Below are several entries. Transcribe exactly those lines that fall from the one with "What React, TypeScript" through the one with "const GRID = '#a6a6a6';", end lines included.

::::::

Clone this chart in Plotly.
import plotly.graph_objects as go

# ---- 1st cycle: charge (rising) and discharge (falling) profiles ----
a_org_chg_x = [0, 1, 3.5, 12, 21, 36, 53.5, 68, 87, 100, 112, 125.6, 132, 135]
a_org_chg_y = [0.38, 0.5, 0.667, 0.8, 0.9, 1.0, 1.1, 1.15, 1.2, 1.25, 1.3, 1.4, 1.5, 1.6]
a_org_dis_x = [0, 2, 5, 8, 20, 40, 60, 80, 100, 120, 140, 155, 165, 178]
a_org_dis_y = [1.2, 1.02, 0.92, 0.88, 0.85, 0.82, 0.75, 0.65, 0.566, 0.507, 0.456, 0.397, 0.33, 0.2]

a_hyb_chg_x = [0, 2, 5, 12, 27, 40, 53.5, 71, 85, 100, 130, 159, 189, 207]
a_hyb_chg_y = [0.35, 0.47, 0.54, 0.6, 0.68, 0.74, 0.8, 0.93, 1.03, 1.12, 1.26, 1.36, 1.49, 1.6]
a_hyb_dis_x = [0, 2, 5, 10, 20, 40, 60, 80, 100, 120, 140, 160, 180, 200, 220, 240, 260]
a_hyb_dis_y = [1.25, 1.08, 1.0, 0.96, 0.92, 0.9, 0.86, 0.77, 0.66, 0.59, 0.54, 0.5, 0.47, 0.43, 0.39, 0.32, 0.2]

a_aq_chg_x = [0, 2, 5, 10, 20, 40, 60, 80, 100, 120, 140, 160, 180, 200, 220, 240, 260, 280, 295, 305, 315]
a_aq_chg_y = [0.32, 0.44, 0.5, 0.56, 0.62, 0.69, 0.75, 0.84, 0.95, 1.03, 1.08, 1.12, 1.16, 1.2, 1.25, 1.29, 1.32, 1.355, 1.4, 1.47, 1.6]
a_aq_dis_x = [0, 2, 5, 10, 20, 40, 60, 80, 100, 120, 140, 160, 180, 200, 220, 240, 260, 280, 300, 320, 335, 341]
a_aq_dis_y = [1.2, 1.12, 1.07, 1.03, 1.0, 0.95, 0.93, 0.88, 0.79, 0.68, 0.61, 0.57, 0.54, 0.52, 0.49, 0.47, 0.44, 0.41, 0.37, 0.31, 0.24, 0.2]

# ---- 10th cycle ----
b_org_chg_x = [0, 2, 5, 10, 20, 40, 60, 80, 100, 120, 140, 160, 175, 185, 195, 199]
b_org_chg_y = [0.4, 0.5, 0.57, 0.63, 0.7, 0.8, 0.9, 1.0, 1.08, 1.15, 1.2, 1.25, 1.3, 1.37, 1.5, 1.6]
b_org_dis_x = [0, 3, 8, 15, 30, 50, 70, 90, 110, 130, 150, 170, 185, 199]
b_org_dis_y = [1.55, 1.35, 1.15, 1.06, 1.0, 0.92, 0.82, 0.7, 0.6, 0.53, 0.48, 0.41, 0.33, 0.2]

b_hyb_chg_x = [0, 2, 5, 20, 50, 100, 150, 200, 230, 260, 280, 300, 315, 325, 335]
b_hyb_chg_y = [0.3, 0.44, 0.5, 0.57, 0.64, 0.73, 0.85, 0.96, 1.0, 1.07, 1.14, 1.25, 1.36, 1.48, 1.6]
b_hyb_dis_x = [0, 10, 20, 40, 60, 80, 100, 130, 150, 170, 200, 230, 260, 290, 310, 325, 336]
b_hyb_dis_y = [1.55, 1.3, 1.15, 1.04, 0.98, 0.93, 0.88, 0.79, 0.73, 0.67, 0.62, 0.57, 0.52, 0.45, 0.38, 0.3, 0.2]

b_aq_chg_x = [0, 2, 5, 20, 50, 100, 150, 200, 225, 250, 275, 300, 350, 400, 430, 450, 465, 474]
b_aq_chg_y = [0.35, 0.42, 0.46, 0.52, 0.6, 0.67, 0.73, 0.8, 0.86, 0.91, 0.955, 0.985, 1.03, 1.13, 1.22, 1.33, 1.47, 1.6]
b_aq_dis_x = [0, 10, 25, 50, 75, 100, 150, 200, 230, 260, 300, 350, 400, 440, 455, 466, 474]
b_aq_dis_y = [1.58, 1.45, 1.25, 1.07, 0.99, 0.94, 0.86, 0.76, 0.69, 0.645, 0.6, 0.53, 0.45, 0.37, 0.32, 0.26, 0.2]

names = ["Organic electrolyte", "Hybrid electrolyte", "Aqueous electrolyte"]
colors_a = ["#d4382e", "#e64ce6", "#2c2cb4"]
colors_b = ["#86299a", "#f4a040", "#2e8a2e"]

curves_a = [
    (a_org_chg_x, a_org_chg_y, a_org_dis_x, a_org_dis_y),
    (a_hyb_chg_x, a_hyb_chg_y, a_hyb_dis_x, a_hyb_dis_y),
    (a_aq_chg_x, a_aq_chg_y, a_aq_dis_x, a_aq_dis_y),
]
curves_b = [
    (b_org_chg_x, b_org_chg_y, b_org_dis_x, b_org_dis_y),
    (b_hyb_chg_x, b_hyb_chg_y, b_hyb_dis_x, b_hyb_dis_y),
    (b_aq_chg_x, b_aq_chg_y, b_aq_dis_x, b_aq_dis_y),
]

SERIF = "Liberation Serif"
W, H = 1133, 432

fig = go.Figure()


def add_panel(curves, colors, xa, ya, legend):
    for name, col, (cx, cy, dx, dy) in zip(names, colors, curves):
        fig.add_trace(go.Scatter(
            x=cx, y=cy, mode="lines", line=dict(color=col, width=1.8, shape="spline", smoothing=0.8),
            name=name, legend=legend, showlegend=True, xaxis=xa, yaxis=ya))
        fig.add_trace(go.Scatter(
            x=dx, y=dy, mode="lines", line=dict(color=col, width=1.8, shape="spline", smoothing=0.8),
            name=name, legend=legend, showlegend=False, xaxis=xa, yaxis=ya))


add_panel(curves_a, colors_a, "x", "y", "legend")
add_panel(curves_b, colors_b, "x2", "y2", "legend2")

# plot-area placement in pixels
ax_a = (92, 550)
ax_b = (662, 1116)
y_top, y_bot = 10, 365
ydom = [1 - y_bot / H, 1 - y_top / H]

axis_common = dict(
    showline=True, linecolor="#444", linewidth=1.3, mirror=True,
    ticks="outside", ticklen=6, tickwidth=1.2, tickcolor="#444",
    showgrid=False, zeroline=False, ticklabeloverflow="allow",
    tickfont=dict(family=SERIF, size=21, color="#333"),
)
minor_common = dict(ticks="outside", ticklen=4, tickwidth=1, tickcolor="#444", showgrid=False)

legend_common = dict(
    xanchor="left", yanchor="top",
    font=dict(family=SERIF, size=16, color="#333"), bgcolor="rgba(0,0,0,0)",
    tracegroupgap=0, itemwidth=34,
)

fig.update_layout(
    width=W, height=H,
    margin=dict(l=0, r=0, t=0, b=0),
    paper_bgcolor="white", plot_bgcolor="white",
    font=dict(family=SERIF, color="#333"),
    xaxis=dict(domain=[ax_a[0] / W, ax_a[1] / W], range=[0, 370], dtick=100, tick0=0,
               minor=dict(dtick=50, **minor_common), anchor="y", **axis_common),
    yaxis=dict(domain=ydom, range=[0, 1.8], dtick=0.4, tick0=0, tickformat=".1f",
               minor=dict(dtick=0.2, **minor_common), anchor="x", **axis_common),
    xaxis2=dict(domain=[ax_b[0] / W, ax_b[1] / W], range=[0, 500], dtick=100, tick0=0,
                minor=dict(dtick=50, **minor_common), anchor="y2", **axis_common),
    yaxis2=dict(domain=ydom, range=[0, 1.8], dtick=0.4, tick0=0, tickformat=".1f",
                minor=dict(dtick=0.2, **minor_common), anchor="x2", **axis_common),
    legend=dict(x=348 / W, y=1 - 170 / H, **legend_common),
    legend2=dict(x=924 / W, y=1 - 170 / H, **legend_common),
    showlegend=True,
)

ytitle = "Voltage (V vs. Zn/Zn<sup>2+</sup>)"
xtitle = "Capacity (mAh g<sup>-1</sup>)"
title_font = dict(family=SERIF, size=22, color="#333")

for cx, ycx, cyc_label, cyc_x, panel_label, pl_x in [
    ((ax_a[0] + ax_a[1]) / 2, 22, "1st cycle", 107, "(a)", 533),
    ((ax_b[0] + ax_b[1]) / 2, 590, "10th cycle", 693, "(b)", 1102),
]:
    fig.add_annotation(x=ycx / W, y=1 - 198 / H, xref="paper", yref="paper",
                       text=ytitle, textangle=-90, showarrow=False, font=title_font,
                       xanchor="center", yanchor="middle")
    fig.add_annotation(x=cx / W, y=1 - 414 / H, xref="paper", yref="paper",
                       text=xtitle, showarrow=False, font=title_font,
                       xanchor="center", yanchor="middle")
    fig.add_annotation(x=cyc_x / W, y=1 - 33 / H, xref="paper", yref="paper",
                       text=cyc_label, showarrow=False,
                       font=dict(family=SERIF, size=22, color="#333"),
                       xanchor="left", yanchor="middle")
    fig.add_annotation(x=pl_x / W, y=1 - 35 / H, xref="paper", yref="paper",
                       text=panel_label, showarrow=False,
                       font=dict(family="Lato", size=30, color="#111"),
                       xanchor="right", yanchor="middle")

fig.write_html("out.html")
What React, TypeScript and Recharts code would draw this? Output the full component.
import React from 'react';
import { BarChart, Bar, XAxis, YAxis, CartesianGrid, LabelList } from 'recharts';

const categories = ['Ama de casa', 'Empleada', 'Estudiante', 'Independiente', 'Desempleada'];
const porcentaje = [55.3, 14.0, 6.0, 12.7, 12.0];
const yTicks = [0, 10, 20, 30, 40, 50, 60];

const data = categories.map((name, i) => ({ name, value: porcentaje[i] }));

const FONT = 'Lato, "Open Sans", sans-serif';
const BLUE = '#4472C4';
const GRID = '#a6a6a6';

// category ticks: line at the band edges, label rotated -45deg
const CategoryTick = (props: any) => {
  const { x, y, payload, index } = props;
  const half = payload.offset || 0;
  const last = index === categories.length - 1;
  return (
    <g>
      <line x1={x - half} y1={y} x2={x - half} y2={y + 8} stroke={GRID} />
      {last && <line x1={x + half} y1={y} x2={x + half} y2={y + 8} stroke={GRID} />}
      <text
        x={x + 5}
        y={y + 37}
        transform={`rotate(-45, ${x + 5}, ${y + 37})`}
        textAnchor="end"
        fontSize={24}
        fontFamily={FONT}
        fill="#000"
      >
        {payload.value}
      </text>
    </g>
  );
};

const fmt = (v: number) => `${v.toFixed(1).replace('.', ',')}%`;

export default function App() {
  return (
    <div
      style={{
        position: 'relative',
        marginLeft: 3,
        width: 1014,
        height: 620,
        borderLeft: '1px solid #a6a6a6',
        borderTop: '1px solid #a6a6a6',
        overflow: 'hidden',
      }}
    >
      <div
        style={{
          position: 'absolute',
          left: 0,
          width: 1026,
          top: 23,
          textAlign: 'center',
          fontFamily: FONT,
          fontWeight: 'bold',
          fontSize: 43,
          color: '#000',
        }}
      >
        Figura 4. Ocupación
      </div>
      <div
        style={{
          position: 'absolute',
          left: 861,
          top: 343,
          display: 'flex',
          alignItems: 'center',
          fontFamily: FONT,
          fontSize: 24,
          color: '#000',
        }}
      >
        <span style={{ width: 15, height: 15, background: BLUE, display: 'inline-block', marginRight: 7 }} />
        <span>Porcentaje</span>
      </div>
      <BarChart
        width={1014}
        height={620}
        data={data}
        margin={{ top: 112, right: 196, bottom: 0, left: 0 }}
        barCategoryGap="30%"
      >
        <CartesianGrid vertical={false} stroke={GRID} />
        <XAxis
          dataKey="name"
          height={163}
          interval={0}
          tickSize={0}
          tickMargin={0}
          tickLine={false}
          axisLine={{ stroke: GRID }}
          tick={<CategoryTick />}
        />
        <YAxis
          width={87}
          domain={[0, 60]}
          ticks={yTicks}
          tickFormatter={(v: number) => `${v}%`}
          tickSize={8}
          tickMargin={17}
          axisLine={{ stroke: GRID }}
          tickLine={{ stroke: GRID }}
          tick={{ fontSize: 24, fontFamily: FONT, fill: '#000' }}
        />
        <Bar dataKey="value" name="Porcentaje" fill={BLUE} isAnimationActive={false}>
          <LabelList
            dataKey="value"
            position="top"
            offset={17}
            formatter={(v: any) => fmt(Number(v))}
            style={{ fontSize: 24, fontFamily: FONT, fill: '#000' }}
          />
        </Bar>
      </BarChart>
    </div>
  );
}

::::::

### [Finished answer]
What React, TypeScript and Recharts code would draw this? Output the full component.
import React from 'react';
import { BarChart, Bar, XAxis, YAxis, CartesianGrid, LabelList } from 'recharts';

const categories = ['Ama de casa', 'Empleada', 'Estudiante', 'Independiente', 'Desempleada'];
const porcentaje = [55.3, 14.0, 6.0, 12.7, 12.0];
const yTicks = [0, 10, 20, 30, 40, 50, 60];

const data = categories.map((name, i) => ({ name, value: porcentaje[i] }));

const FONT = 'Lato, "Open Sans", sans-serif';
const BLUE = '#4472C4';
const GRID = '#a6a6a6';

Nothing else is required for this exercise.